Juízes e advogados consultados pela Folha entendem que a Justiça do Trabalho chega a ser um bom negócio para as empresas. "Isso porque, quando elas deixam de pagar o direito de um trabalhador e ele recorre à Justiça, a taxa de juros que incide sobre o débito trabalhista é de apenas 1% ao mês. É melhor para a empresa, portanto, aplicar o dinheiro que tem a pagar para o empregado no mercado financeiro e aguardar decisão da Justiça", diz Vantuil Abdala, vice-presidente do TST.
Como os processos são demorados -se arrastam por anos-, as empresas acabam quitando o débito trabalhista após ter ganho no mercado financeiro com o dinheiro do trabalhador. Tanto que o TST já tem quase pronto um anteprojeto de lei que estabelece juros mais altos sobre os débitos trabalhistas. A proposta é que essa taxa seja equiparada à da Justiça comum (taxa Selic).

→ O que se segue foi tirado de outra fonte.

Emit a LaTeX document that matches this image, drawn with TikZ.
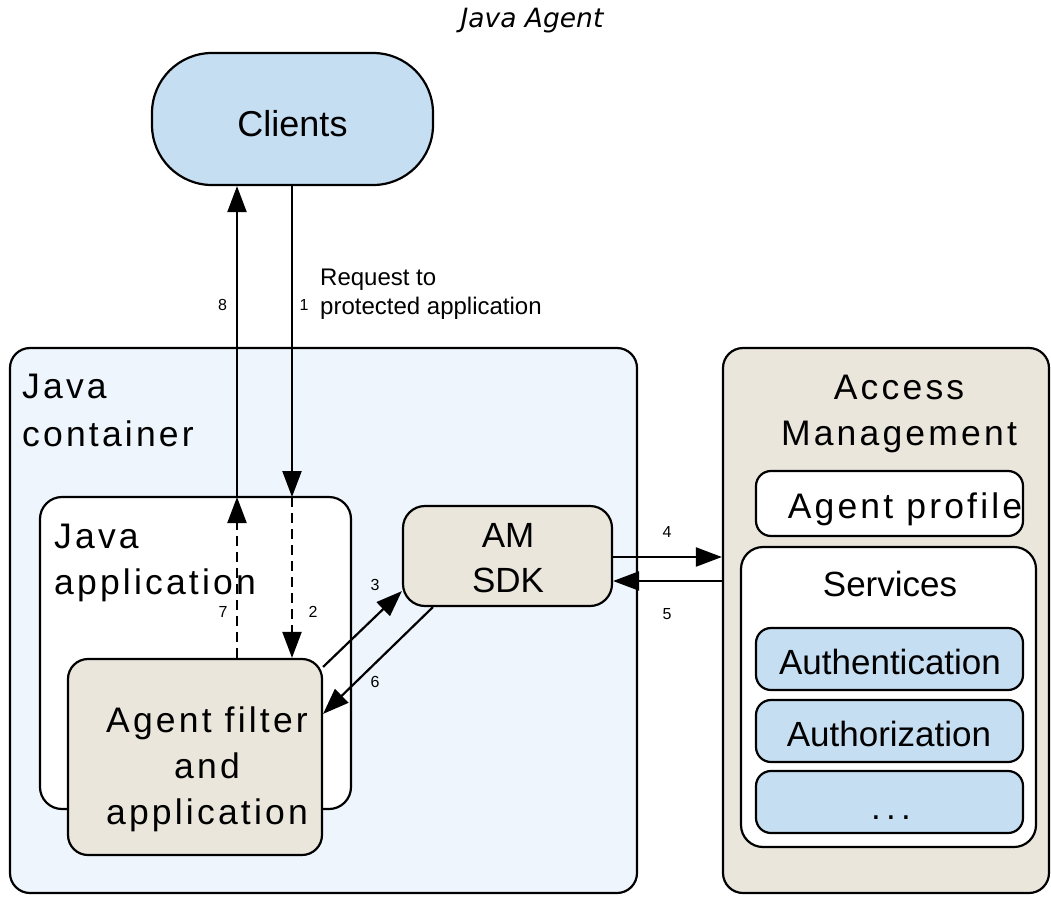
\documentclass[tikz,border=0pt]{standalone}
\usepackage{fontspec}
\setmainfont{Liberation Sans}
\newfontfamily\spacedfont[LetterSpace=9]{Liberation Sans}
\newfontfamily\dotsfont[LetterSpace=15]{Liberation Sans}
\newfontfamily\titlefont{DejaVu Sans}
\usetikzlibrary{arrows.meta,calc}
\definecolor{clientblue}{HTML}{C6DEF2}
\definecolor{contbg}{HTML}{EEF5FC}
\definecolor{beige}{HTML}{EAE6DC}
\begin{document}
\begin{tikzpicture}[x=1pt,y=-1pt,
  box/.style={draw=black, line width=2.2pt, rectangle, inner sep=0pt, rounded corners=20pt},
  lbl/.style={font=\fontsize{16pt}{18pt}\selectfont, inner sep=0pt},
  big/.style={font=\fontsize{35pt}{45pt}\selectfont, inner sep=0pt},
  bigsp/.style={font=\fontsize{35.5pt}{46pt}\spacedfont, inner sep=0pt},
  arr/.style={line width=2.2pt, -{Triangle[length=26pt,width=19pt]}},
  dsh/.style={dash pattern=on 10pt off 6pt}
]
\useasboundingbox (0,0) rectangle (1051,899);

% title
\node[font=\fontsize{26.5pt}{30pt}\titlefont\itshape, anchor=base, inner sep=0pt] (title) at (532,28) {Java Agent};

% clients
\node[box, fill=clientblue, rounded corners=60pt, minimum width=281pt, minimum height=132pt] (clients) at (292.5,119) {};
\node[font=\fontsize{36pt}{40pt}\selectfont, inner sep=0pt, anchor=base] (clientslbl) at (292.5,136) {Clients};

% java container
\node[box, fill=contbg, minimum width=627pt, minimum height=545pt] (cont) at (323.5,620.5) {};
\node[bigsp, anchor=north west, align=left, font=\fontsize{35.5pt}{48pt}\spacedfont] (contlbl) at (22,374) {Java\\container};

% java application
\node[box, fill=white, rounded corners=22pt, minimum width=311pt, minimum height=312pt] (app) at (195.5,653) {};
\node[bigsp, anchor=north west, align=left] (applbl) at (54,524) {Java\\application};

% agent filter
\node[box, fill=beige, minimum width=254pt, minimum height=196pt] (agent) at (195,757) {};
\node[bigsp, anchor=north, align=center] (agentlbl) at (207,707) {Agent filter\\and\\application};

% AM SDK
\node[box, fill=beige, rounded corners=22pt, minimum width=209pt, minimum height=100pt] (sdk) at (507.5,556) {};
\node[big, anchor=north, align=center] (sdklbl) at (508,523) {AM\\SDK};

% Access Management
\node[box, fill=beige, minimum width=326pt, minimum height=545pt] (am) at (886,620.5) {};
\node[bigsp, anchor=north, align=center] (amlbl) at (899,375) {Access\\Management};
\node[box, fill=white, rounded corners=15pt, minimum width=267pt, minimum height=65pt] (profile) at (889.5,503.5) {};
\node[bigsp, anchor=base] (profilelbl) at (905,518) {Agent profile};
\node[box, fill=white, rounded corners=22pt, minimum width=295pt, minimum height=300pt] (services) at (888.5,697) {};
\node[big, anchor=base] (serviceslbl) at (890,596) {Services};
\node[box, fill=clientblue, rounded corners=15pt, minimum width=267pt, minimum height=62pt] (authn) at (889.5,659) {};
\node[big, anchor=base] (authnlbl) at (890,674) {Authentication};
\node[box, fill=clientblue, rounded corners=15pt, minimum width=267pt, minimum height=62pt] (authz) at (889.5,731) {};
\node[big, anchor=base] (authzlbl) at (889,746) {Authorization};
\node[box, fill=clientblue, rounded corners=15pt, minimum width=267pt, minimum height=62pt] (more) at (889.5,802) {};
\node[font=\fontsize{35pt}{40pt}\dotsfont, inner sep=0pt, anchor=base] (morelbl) at (891,819) {...};

% arrows 1,2,7,8
\coordinate (c8) at (237,497);
\coordinate (c1) at (292,497);
\draw[arr,dsh] (agent.north -| c8) -- (c8);
\draw[arr] (c8) -- (c8 |- clients.south);
\draw[arr] (c1 |- clients.south) -- (c1);
\draw[arr,dsh] (c1) -- (c1 |- agent.north);

% arrows 3,6
\draw[arr] ($(agent.north east)+(0,9)$) -- ($(sdk.south west)+(0,-16)$);
\draw[arr] ($(sdk.south west)+(31,0)$) -- ($(agent.north east)+(0,56)$);

% arrows 4,5
\coordinate (p4) at ($(sdk.east)+(0,1)$);
\coordinate (p5) at ($(sdk.east)+(0,25)$);
\draw[arr] (p4) -- (p4 -| am.west);
\draw[arr] (p5 -| am.west) -- (p5);

% labels
\node[lbl] (l8) at (222.5,304.5) {8};
\node[lbl] (l1) at (304,305) {1};
\node[font=\fontsize{24pt}{29pt}\selectfont, inner sep=0pt, anchor=base west] (req) at (320,285) {Request to};
\node[font=\fontsize{24pt}{29pt}\selectfont, inner sep=0pt, anchor=base west] (req2) at (320,314) {protected application};
\node[lbl] (l7) at (223,612) {7};
\node[lbl] (l2) at (313,612) {2};
\node[lbl] (l3) at (375,585) {3};
\node[lbl] (l6) at (375,682) {6};
\node[lbl] (l4) at (667,532) {4};
\node[lbl] (l5) at (667,614) {5};
\end{tikzpicture}
\end{document}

Para os mesmos especialistas, a Justiça do Trabalho é ao mesmo tempo fundamental para garantir os direitos dos trabalhadores. "Essa Justiça é gratuita e o empregado pode recorrer a ela independentemente de advogado. Cerca de 60% dos processos ajuizados são resolvidos em até 30 dias após a abertura do processo pelo trabalhador", diz Abdala.

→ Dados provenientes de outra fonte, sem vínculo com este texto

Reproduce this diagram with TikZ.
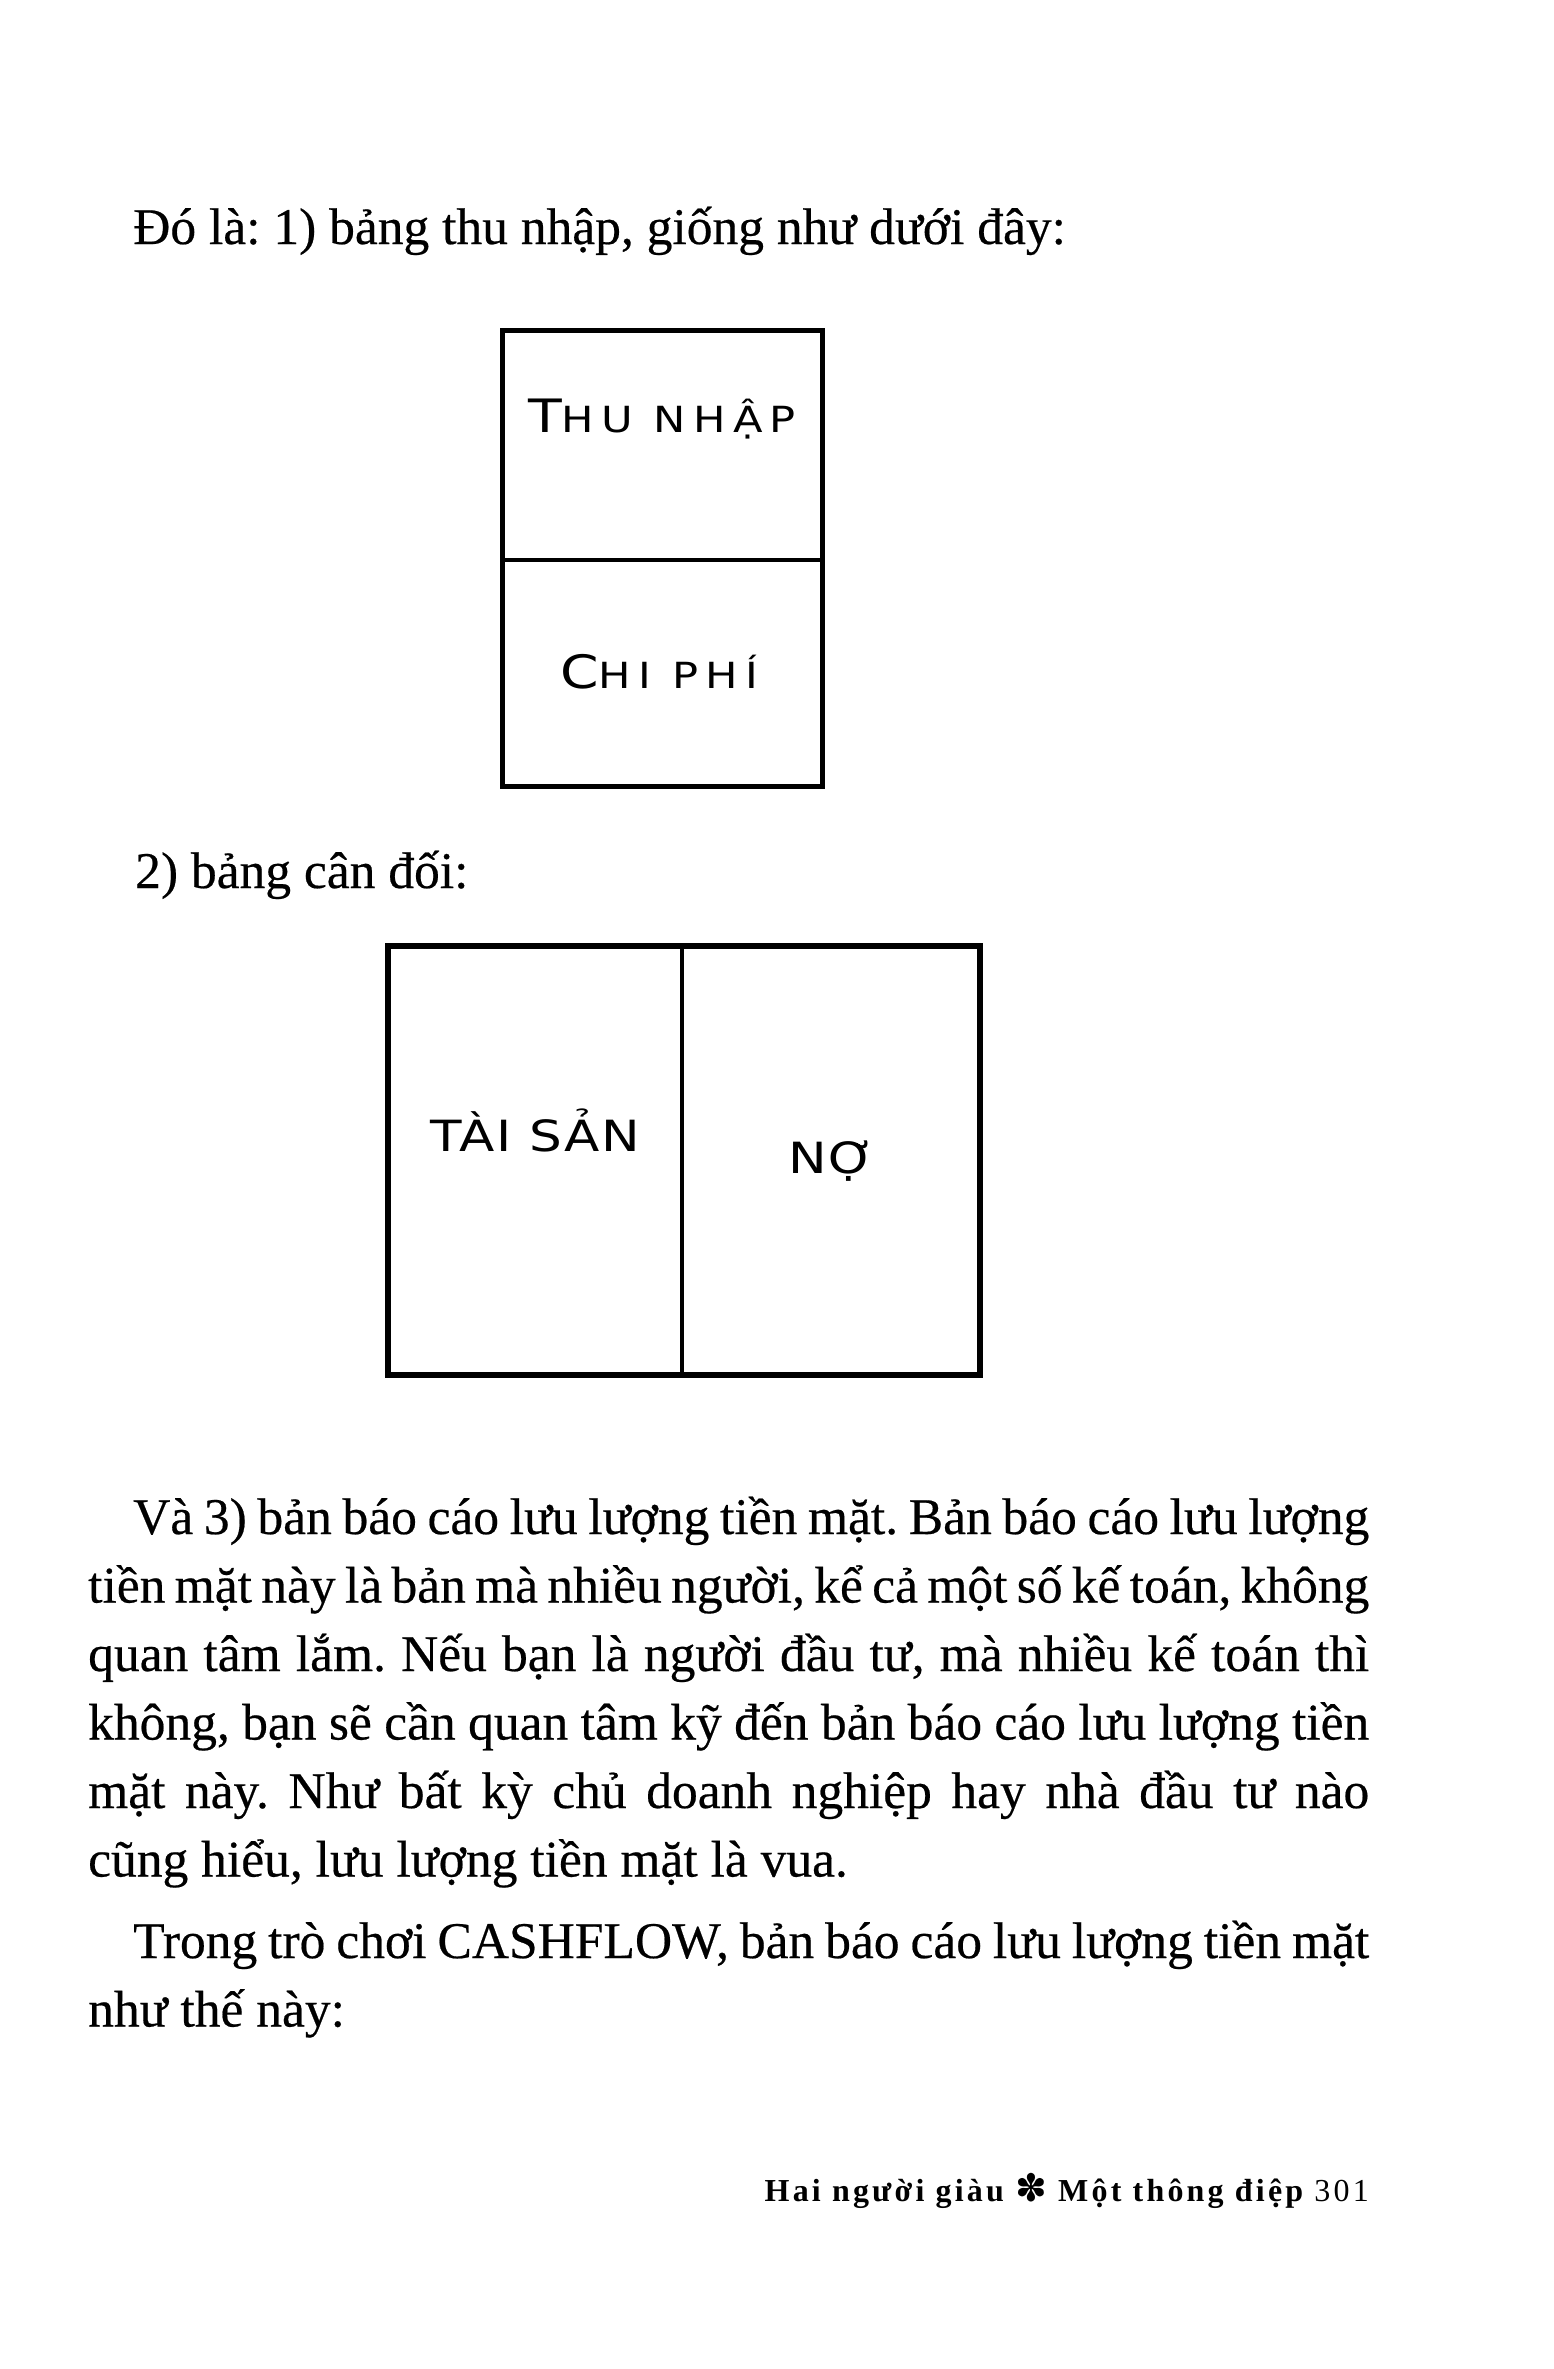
\documentclass[tikz,border=0pt]{standalone}
\usepackage{fontspec}
\setmainfont[FakeBold=0.4]{Liberation Serif}
\newfontfamily\cpgA[FakeStretch=1.2,LetterSpace=20]{DejaVu Sans}
\newfontfamily\cpgB[FakeStretch=1.2,LetterSpace=4]{DejaVu Sans}
\newfontfamily\ftfont[LetterSpace=10]{Liberation Serif}
\newfontfamily\symfont{DejaVu Sans}
\newcommand{\myBigCap}[1]{{\fontsize{46}{46}\selectfont #1}}
\newcommand{\mySmallCap}[1]{{\fontsize{36}{36}\selectfont #1}}
\frenchspacing
\begin{document}
\begin{tikzpicture}[x=1pt,y=-1pt,
  body/.style={font=\fontsize{51.5}{68.5}\selectfont, inner sep=0pt},
  outerline/.style={line width=5pt, line cap=rect},
  innerline/.style={line width=4pt},
  capA/.style={font=\cpgA, inner sep=0pt, anchor=base},
  capB/.style={font=\cpgB\fontsize{43}{43}\selectfont, inner sep=0pt, anchor=base},
  foot/.style={font=\ftfont\fontsize{32}{32}\selectfont, inner sep=0pt, anchor=base east}]
\useasboundingbox[fill=white] (0,0) rectangle (1553,2369);

% first line
\node[body, anchor=base west] (l1) at (133,244) {Đó là: 1) bảng thu nhập, giống như dưới đây:};

% income statement box
\coordinate (b1nw) at (502,330);
\coordinate (b1se) at (822,786);
\coordinate (b1ml) at (502,560);
\coordinate (b1mr) at (822,560);
\draw[outerline] (b1nw) rectangle (b1se);
\draw[innerline] (b1ml) -- (b1mr);
\node[capA] (thu) at (662,432) {\myBigCap{T}\mySmallCap{HU NHẬP}};
\node[capA] (chi) at (659,688) {\myBigCap{C}\mySmallCap{HI PHÍ}};

% second line
\node[body, anchor=base west] (l2) at (135,888) {2) bảng cân đối:};

% balance sheet box
\coordinate (b2nw) at (388,946);
\coordinate (b2se) at (980,1375);
\coordinate (b2mt) at (682,946);
\coordinate (b2mb) at (682,1375);
\draw[outerline, line width=6pt] (b2nw) rectangle (b2se);
\draw[innerline] (b2mt) -- (b2mb);
\node[capB] (ts) at (535,1151) {TÀI SẢN};
\node[capB] (no) at (832,1173) {NỢ};

% paragraph 1
\node[body, anchor=base west] (p1) at (88,1534) {\parbox[t]{1281pt}{\spaceskip=.25em plus .3em minus .1em
\hspace*{45pt}Và 3) bản báo cáo lưu lượng tiền mặt. Bản báo cáo lưu lượng\linebreak
tiền mặt này là bản mà nhiều người, kể cả một số kế toán, không\linebreak
quan tâm lắm. Nếu bạn là người đầu tư, mà nhiều kế toán thì\linebreak
không, bạn sẽ cần quan tâm kỹ đến bản báo cáo lưu lượng tiền\linebreak
mặt này. Như bất kỳ chủ doanh nghiệp hay nhà đầu tư nào\linebreak
cũng hiểu, lưu lượng tiền mặt là vua.}};

% paragraph 2
\node[body, anchor=base west] (p2) at (88,1958) {\parbox[t]{1281pt}{\spaceskip=.25em plus .3em minus .1em
\hspace*{45pt}Trong trò chơi CASHFLOW, bản báo cáo lưu lượng tiền mặt\linebreak
như thế này:}};

% footer
\node[foot] (ft) at (1369,2201) {\bfseries Hai người giàu {\symfont\mdseries\fontsize{38}{38}\selectfont ✽} Một thông điệp \mdseries 301};
\end{tikzpicture}
\end{document}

Para consertar as distorções do sistema da Justiça trabalhista, segundo ele, o país precisa de uma lei que estabeleça a garantia de emprego, que autorize o sindicato de categorias a reclamar na Justiça em nome dos trabalhadores, que estipule juros maiores sobre os débitos dos trabalhadores e que puna o empregador que descumprir suas obrigações trabalhistas. "Isso reduziria significativamente o volume de processos."

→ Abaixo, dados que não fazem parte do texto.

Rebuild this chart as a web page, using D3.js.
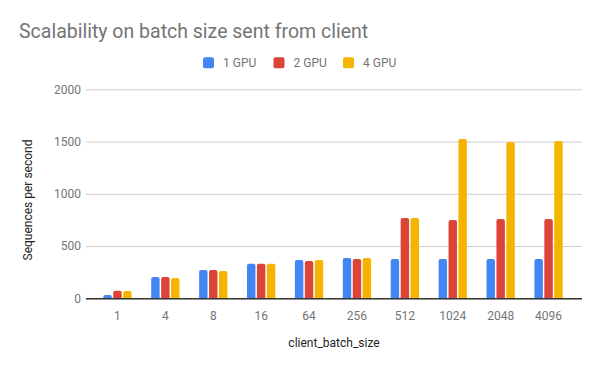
<!DOCTYPE html>
<html>
<head>
<meta charset="utf-8">
<script src="https://cdn.jsdelivr.net/npm/d3@7"></script>
<style>
  body { margin: 0; background: #fff; }
  text { font-family: Roboto, "Noto Sans", sans-serif; }
</style>
</head>
<body>
<svg id="chart" width="600" height="371"></svg>
<script>
const categories = ["1", "4", "8", "16", "64", "256", "512", "1024", "2048", "4096"];
const seriesNames = ["1 GPU", "2 GPU", "4 GPU"];
const gpu1 = [32, 204, 271, 331, 366, 385, 376, 376, 376, 376];
const gpu2 = [73, 204, 271, 331, 356, 376, 768, 749, 759, 759];
const gpu4 = [70, 194, 261, 331, 366, 385, 768, 1524, 1496, 1505];
const yTicks = [0, 500, 1000, 1500, 2000];
const colors = ["#4285f4", "#db4437", "#f4b400"];

const series = [gpu1, gpu2, gpu4];
const rows = categories.map((c, i) => ({ cat: c, values: series.map((s, j) => ({ key: seriesNames[j], value: s[i] })) }));

const svg = d3.select("#chart");
const plot = { left: 86, right: 582, top: 89.3, bottom: 298.3 };

const x0 = d3.scaleBand().domain(categories).range([93.5, 572.5]).paddingInner(0.41).paddingOuter(0.205);
const x1 = d3.scaleBand().domain(seriesNames).range([0, x0.bandwidth()]).paddingInner(0.15);
const y = d3.scaleLinear().domain([0, 2000]).range([plot.bottom, plot.top]);
const color = d3.scaleOrdinal().domain(seriesNames).range(colors);

// title
svg.append("text")
  .attr("x", 19).attr("y", 38)
  .attr("font-size", 19.5).attr("fill", "#757575")
  .text("Scalability on batch size sent from client");

// legend
const legendX = [203, 273.5, 343];
const legend = svg.append("g");
seriesNames.forEach((n, i) => {
  legend.append("rect")
    .attr("x", legendX[i]).attr("y", 57.3).attr("width", 11).attr("height", 11)
    .attr("rx", 2).attr("fill", colors[i]);
  legend.append("text")
    .attr("x", legendX[i] + 20).attr("y", 67.3)
    .attr("font-size", 12).attr("fill", "#757575")
    .text(n);
});

// gridlines
svg.append("g")
  .attr("transform", `translate(${plot.left},0)`)
  .call(d3.axisLeft(y).tickValues(yTicks).tickSize(-(plot.right - plot.left)).tickFormat(""))
  .call(g => g.select(".domain").remove())
  .call(g => g.selectAll(".tick line").attr("stroke", "#cccccc"));

// y tick labels
svg.append("g")
  .attr("transform", `translate(${plot.left},0)`)
  .call(d3.axisLeft(y).tickValues(yTicks).tickSize(0).tickPadding(5).tickFormat(d3.format("d")))
  .call(g => g.select(".domain").remove())
  .call(g => g.selectAll("text").attr("font-size", 12).attr("fill", "#757575").attr("font-family", "Roboto, sans-serif"));

// bars
const groups = svg.append("g").selectAll("g")
  .data(rows).join("g")
  .attr("transform", d => `translate(${x0(d.cat)},0)`);

groups.selectAll("path")
  .data(d => d.values).join("path")
  .attr("fill", d => color(d.key))
  .attr("d", d => {
    const bx = x1(d.key), bw = x1.bandwidth();
    const top = y(d.value), base = y(0), r = Math.min(2, (base - top) / 2);
    return `M${bx},${base}V${top + r}Q${bx},${top} ${bx + r},${top}H${bx + bw - r}Q${bx + bw},${top} ${bx + bw},${top + r}V${base}Z`;
  });

// x axis
svg.append("g")
  .attr("transform", `translate(0,${plot.bottom})`)
  .call(d3.axisBottom(x0).tickSize(0).tickPadding(13))
  .call(g => g.select(".domain").attr("d", `M${plot.left},0.5H${plot.right}`).attr("stroke", "#333333").attr("stroke-width", 1.5))
  .call(g => g.selectAll("text").attr("font-size", 12).attr("fill", "#757575").attr("font-family", "Roboto, sans-serif"));

// axis titles
svg.append("text")
  .attr("x", 334).attr("y", 347)
  .attr("text-anchor", "middle").attr("font-size", 12).attr("fill", "#222222")
  .text("client_batch_size");

svg.append("text")
  .attr("transform", "translate(32,200) rotate(-90)")
  .attr("text-anchor", "middle").attr("font-size", 12).attr("fill", "#222222")
  .text("Sequences per second");
</script>
</body>
</html>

Outra medida que pode diminuir o número de reclamações trabalhistas, diz, é o aumento de 40 para 200 salários mínimos para que uma ação seja resolvida apenas na primeira instância. "Não faz sentido uma ação que trate de débitos inferiores a 200 salários mínimos ir para o TST", afirma.
Em estudo recente, Pastore afirma que, quando a Justiça do Trabalho julga um processo, acaba gastando mais do que devolve ao trabalhador. Segundo ele, no Fórum Nacional do Trabalho, que vai discutir a reforma trabalhista, a sociedade terá de decidir se quer acabar ou não com a legislação trabalhista que "fabrica" conflitos e é cara para o país.